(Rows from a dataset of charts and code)
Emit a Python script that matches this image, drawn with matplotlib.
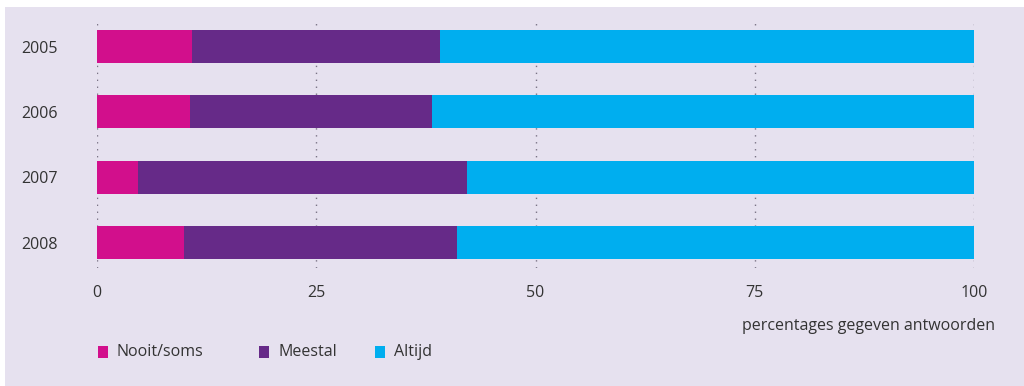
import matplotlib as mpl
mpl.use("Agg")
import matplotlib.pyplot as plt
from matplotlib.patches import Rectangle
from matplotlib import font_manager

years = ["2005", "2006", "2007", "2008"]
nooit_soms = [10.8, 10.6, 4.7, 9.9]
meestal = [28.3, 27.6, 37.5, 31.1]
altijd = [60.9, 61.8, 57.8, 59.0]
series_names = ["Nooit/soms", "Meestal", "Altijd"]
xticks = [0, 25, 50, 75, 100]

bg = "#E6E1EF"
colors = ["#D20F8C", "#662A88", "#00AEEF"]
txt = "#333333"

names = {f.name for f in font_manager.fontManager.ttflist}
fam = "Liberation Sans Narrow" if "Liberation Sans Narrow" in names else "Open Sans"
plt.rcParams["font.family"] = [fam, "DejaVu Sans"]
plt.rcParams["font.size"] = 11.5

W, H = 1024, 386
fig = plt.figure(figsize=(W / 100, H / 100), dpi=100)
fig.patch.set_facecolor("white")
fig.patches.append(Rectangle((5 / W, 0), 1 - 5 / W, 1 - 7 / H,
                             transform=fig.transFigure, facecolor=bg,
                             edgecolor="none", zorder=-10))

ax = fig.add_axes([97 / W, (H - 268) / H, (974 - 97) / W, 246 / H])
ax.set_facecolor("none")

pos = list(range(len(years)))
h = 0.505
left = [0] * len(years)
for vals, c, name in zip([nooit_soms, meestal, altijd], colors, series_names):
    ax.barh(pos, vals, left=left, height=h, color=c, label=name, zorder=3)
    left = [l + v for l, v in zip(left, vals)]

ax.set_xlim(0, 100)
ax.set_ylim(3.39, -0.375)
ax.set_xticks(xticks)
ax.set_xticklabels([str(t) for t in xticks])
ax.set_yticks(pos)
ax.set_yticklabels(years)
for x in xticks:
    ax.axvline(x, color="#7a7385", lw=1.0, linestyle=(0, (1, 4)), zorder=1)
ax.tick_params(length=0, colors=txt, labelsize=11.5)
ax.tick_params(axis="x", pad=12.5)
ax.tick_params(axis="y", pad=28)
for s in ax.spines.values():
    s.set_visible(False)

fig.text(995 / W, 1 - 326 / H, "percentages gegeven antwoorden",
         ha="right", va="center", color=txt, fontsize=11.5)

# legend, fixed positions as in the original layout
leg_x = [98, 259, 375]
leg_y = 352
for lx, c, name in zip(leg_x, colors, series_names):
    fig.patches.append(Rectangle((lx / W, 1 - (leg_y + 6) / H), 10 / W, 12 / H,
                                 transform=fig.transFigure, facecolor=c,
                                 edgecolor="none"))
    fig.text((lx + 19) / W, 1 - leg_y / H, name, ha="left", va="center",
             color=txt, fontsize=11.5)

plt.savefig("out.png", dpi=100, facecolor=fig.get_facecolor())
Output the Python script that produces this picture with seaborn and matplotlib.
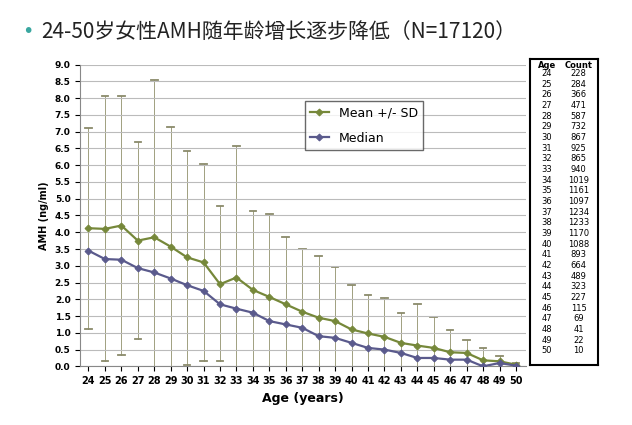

> Your instructions
Copy the listing word for word, excluding its pictures.

> Exercise response
Emit a Python script that matches this image, drawn with matplotlib.
import matplotlib as mpl
mpl.use("Agg")
import matplotlib.pyplot as plt
from matplotlib.patches import Rectangle
from matplotlib import font_manager

years = ["2005", "2006", "2007", "2008"]
nooit_soms = [10.8, 10.6, 4.7, 9.9]
meestal = [28.3, 27.6, 37.5, 31.1]
altijd = [60.9, 61.8, 57.8, 59.0]
series_names = ["Nooit/soms", "Meestal", "Altijd"]
xticks = [0, 25, 50, 75, 100]

bg = "#E6E1EF"
colors = ["#D20F8C", "#662A88", "#00AEEF"]
txt = "#333333"

names = {f.name for f in font_manager.fontManager.ttflist}
fam = "Liberation Sans Narrow" if "Liberation Sans Narrow" in names else "Open Sans"
plt.rcParams["font.family"] = [fam, "DejaVu Sans"]
plt.rcParams["font.size"] = 11.5

W, H = 1024, 386
fig = plt.figure(figsize=(W / 100, H / 100), dpi=100)
fig.patch.set_facecolor("white")
fig.patches.append(Rectangle((5 / W, 0), 1 - 5 / W, 1 - 7 / H,
                             transform=fig.transFigure, facecolor=bg,
                             edgecolor="none", zorder=-10))

ax = fig.add_axes([97 / W, (H - 268) / H, (974 - 97) / W, 246 / H])
ax.set_facecolor("none")

pos = list(range(len(years)))
h = 0.505
left = [0] * len(years)
for vals, c, name in zip([nooit_soms, meestal, altijd], colors, series_names):
    ax.barh(pos, vals, left=left, height=h, color=c, label=name, zorder=3)
    left = [l + v for l, v in zip(left, vals)]

ax.set_xlim(0, 100)
ax.set_ylim(3.39, -0.375)
ax.set_xticks(xticks)
ax.set_xticklabels([str(t) for t in xticks])
ax.set_yticks(pos)
ax.set_yticklabels(years)
for x in xticks:
    ax.axvline(x, color="#7a7385", lw=1.0, linestyle=(0, (1, 4)), zorder=1)
ax.tick_params(length=0, colors=txt, labelsize=11.5)
ax.tick_params(axis="x", pad=12.5)
ax.tick_params(axis="y", pad=28)
for s in ax.spines.values():
    s.set_visible(False)

fig.text(995 / W, 1 - 326 / H, "percentages gegeven antwoorden",
         ha="right", va="center", color=txt, fontsize=11.5)

# legend, fixed positions as in the original layout
leg_x = [98, 259, 375]
leg_y = 352
for lx, c, name in zip(leg_x, colors, series_names):
    fig.patches.append(Rectangle((lx / W, 1 - (leg_y + 6) / H), 10 / W, 12 / H,
                                 transform=fig.transFigure, facecolor=c,
                                 edgecolor="none"))
    fig.text((lx + 19) / W, 1 - leg_y / H, name, ha="left", va="center",
             color=txt, fontsize=11.5)

plt.savefig("out.png", dpi=100, facecolor=fig.get_facecolor())
Output the Python script that produces this picture with seaborn and matplotlib.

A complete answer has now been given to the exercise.